C'est un bras de fer historique. En Israël, le gouvernement et les haredim (littéralement les «craignants-Dieu» en hébreu) sont sur le pied de guerre depuis le vote instituant le service militaire obligatoire pour les hommes religieux.

Si la Knesset, Parlement israélien, a définitivement entériné le projet de loi le 17 juillet, les «hommes en noir» ne comptent pas en rester là. Les étudiants des yeshivot (les «écoles talmudiques») manifestent dans les rues de Jérusalem et les représentants des partis religieux ont d'ores et déjà publiquement condamné la décision gouvernementale. Pour Meir Poroush, chef du parti «Judaïsme unifié de la Torah», c'est même «une journée noire pour le judaïsme».

Depuis la création moderne d'Israël en 1948, les haredim ont toujours refusé de défendre un État qu'ils jugent impie et corrompu. Ils bénéficient donc d'un statut particulier permettant chaque année à plus de 10 000 d'entre eux d'être exemptés de service militaire.

Les tensions régionales croissantes et la possibilité d'un conflit rendent ces dérogations de plus en plus difficiles à accepter pour la population laïque. «Ils estiment remplir leur devoir en priant et en étudiant assidûment la Torah, mais que se passera-t-il si nous sommes de nouveau en guerre ? Il faut arrêter de se leurrer: on ne peut plus se passer d'une telle force vive. Le pays a besoin d'eux !», s'exclame Alon, un ancien commandant qui témoigne anonymement.

«Voir partir nos enfants pour l'armée, c'est crève-coeur pour toutes les mères israéliennes. Mais on accepte notre sort, par devoir. Pourquoi serions-nous toujours les seules à consentir à cet immense effort?», demande Dorit, sa mère.

Malgré les critiques virulentes de la classe politique et du reste de la population, les ultra-orthodoxes restent farouchement déterminés. Quitte à attaquer un membre de leur propre communauté. Le 9 juillet dernier, un jeune soldat haredi a été violemment pris à partie à Mea Shearim, quartier ultra-orthodoxe de Jérusalem.
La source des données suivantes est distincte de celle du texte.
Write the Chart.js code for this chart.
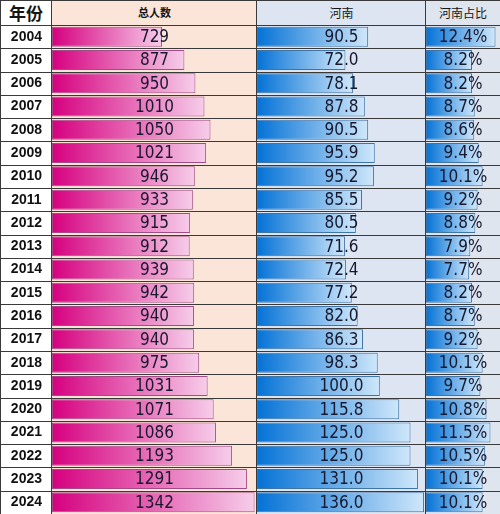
<!DOCTYPE html>
<html>
<head>
<meta charset="utf-8">
<script src="https://cdn.jsdelivr.net/npm/chart.js@4/dist/chart.umd.min.js"></script>
<style>
  html, body { margin: 0; padding: 0; background: #fff; }
  #wrap { position: relative; width: 500px; height: 514px; overflow: hidden; font-family: "Noto Sans CJK SC", sans-serif; }
  .bg { position: absolute; top: 0; bottom: 0; }
  .hd { position: absolute; top: 0; height: 25px; line-height: 25px; text-align: center; color: #151515; }
  canvas { position: absolute; top: 25px; }
  .vl { position: absolute; top: 0; bottom: 0; width: 1px; background: #3a3a3a; }
  .hl { position: absolute; left: 0; right: 0; height: 1px; background: #3a3a3a; }
</style>
</head>
<body>
<div id="wrap">
  <div class="bg" style="left:0;width:52px;background:#ffffff"></div>
  <div class="bg" style="left:52px;width:205px;background:#fbe5d9"></div>
  <div class="bg" style="left:257px;width:169px;background:#dce5f1"></div>
  <div class="bg" style="left:426px;width:74px;background:#dfe5ef"></div>

  <div class="hd" style="left:0;width:52px;font-size:17px;font-weight:bold">年份</div>
  <div class="hd" style="left:52px;width:205px;font-size:11px;font-weight:bold">总人数</div>
  <div class="hd" style="left:257px;width:169px;font-size:12px">河南</div>
  <div class="hd" style="left:426px;width:74px;font-size:12px">河南占比</div>

  <canvas id="c1" width="257" height="489" style="left:0"></canvas>
  <canvas id="c2" width="169" height="489" style="left:257px"></canvas>
  <canvas id="c3" width="74" height="489" style="left:426px"></canvas>

  <div class="hl" style="top:0"></div>
  <div class="vl" style="left:0"></div>
  <div class="vl" style="left:51px"></div>
  <div class="vl" style="left:256px"></div>
  <div class="vl" style="left:425px"></div>
</div>

<script>
const years = ['2004', '2005', '2006', '2007', '2008', '2009', '2010', '2011', '2012', '2013', '2014',
  '2015', '2016', '2017', '2018', '2019', '2020', '2021', '2022', '2023', '2024'];
const totalCount = [729, 877, 950, 1010, 1050, 1021, 946, 933, 915, 912, 939,
  942, 940, 940, 975, 1031, 1071, 1086, 1193, 1291, 1342];
const henanCount = [90.5, 72.0, 78.1, 87.8, 90.5, 95.9, 95.2, 85.5, 80.5, 71.6, 72.4,
  77.2, 82.0, 86.3, 98.3, 100.0, 115.8, 125.0, 125.0, 131.0, 136.0];
const henanShare = [12.4, 8.2, 8.2, 8.7, 8.6, 9.4, 10.1, 9.2, 8.8, 7.9, 7.7,
  8.2, 8.7, 9.2, 10.1, 9.7, 10.8, 11.5, 10.5, 10.1, 10.1];

const valueFont = '17px "DejaVu Sans Condensed", "DejaVu Sans", sans-serif';

// linhas horizontais entre as linhas da tabela
const rowLines = {
  id: 'rowLines',
  afterDraw(chart) {
    const c = chart.ctx;
    const y = chart.scales.y;
    const n = chart.data.labels.length;
    const step = (y.bottom - y.top) / n;
    c.save();
    c.strokeStyle = '#3a3a3a';
    c.lineWidth = 1;
    for (let i = 0; i < n; i++) {
      const py = Math.round(y.top + i * step) + 0.5;
      c.beginPath();
      c.moveTo(0, py);
      c.lineTo(chart.width, py);
      c.stroke();
    }
    c.restore();
  }
};

// texto do valor centralizado na coluna
const valueText = {
  id: 'valueText',
  afterDatasetsDraw(chart, args, opts) {
    const c = chart.ctx;
    const area = chart.chartArea;
    const meta = chart.getDatasetMeta(0);
    const ds = chart.data.datasets[0];
    c.save();
    c.font = valueFont;
    c.fillStyle = '#18182e';
    c.textAlign = 'center';
    c.textBaseline = 'middle';
    meta.data.forEach((bar, i) => {
      c.fillText(opts.fmt(ds.data[i]), (area.left + area.right) / 2, bar.y + 1);
    });
    c.restore();
  }
};

function makeGradient(from, to) {
  return (ctx) => {
    const chart = ctx.chart;
    if (!chart.chartArea) return from;
    const x = chart.scales.x;
    const x0 = x.getPixelForValue(0);
    const x1 = x.getPixelForValue(ctx.raw);
    const g = chart.ctx.createLinearGradient(x0, 0, Math.max(x1, x0 + 1), 0);
    g.addColorStop(0, from);
    g.addColorStop(1, to);
    return g;
  };
}

function makeColumn(id, values, max, from, to, border, fmt, showYears) {
  const yAxis = {
    display: showYears,
    grid: { display: false, drawTicks: false },
    border: { display: false },
    ticks: {
      crossAlign: 'center',
      padding: 10,
      color: '#111',
      font: { family: '"Liberation Sans", Arial, sans-serif', size: 14, weight: 'bold' }
    }
  };
  if (showYears) {
    yAxis.afterFit = (s) => {
      s.width = 52;
      s.paddingTop = 0;
      s.paddingBottom = 0;
    };
  }
  return new Chart(document.getElementById(id).getContext('2d'), {
    type: 'bar',
    data: {
      labels: years,
      datasets: [{
        data: values,
        backgroundColor: makeGradient(from, to),
        borderColor: border,
        borderWidth: 1,
        borderSkipped: false,
        barPercentage: 0.86,
        categoryPercentage: 1
      }]
    },
    options: {
      indexAxis: 'y',
      responsive: false,
      animation: false,
      layout: { padding: 0 },
      plugins: {
        legend: { display: false },
        tooltip: { enabled: false },
        valueText: { fmt }
      },
      scales: {
        x: { display: false, min: 0, max: max },
        y: yAxis
      }
    },
    plugins: [rowLines, valueText]
  });
}

makeColumn('c1', totalCount, 1358, '#d6007f', '#f6cdea', '#a34b86', v => String(v), true);
makeColumn('c2', henanCount, 137.6, '#0472d6', '#cfe7fa', '#3f74a6', v => v.toFixed(1), false);
makeColumn('c3', henanShare, 13.2, '#0472d6', '#cfe7fa', '#3f74a6', v => v.toFixed(1) + '%', false);
</script>
</body>
</html>
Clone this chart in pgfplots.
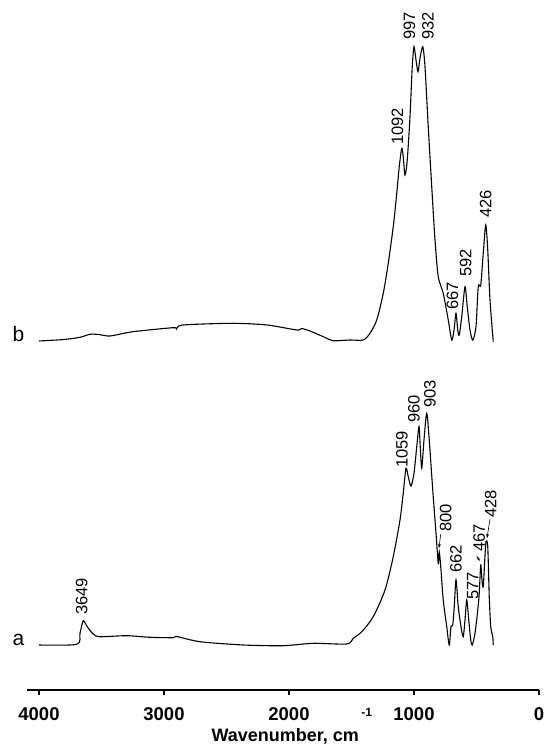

«Ce fait divers prouve bien à quel point ces gens sont extrémistes!», tempête Eyal, soldat depuis plus d'un an, qui tient également à conserver l'anonymat. «Ils donnent une bien mauvaise image d'eux-mêmes. C'est triste», ajoute-t-il en soupirant.

Un avis largement partagé par Shalom Freund, écrivain et journaliste ultra-orthodoxe. Dans une tribune publiée le 15 juillet dans le quotidien Yedioth Aharonot, il écrit: «Il est terrifiant de penser que le judaïsme haredi tel que je le connais, censé représenter un judaïsme authentique et nonviolent, est en train de devenir tout à fait différent. Nous n'avons rien à voir avec ceux qui se prétendent être des haredim et nous font passer pour des voyous. Nous sommes contre la violence. Ce n'est pas le visage de l'authentique et pur judaïsme qui se transmet de génération en génération», conclut-il.

Tenter de redorer leur image, faire reculer le gouvernement et calmer les membres les plus extrémistes de leur communauté... Les ultra-orthodoxes d'Israël sont sur tous les fronts, mais le combat semble loin d'être gagné d'avance.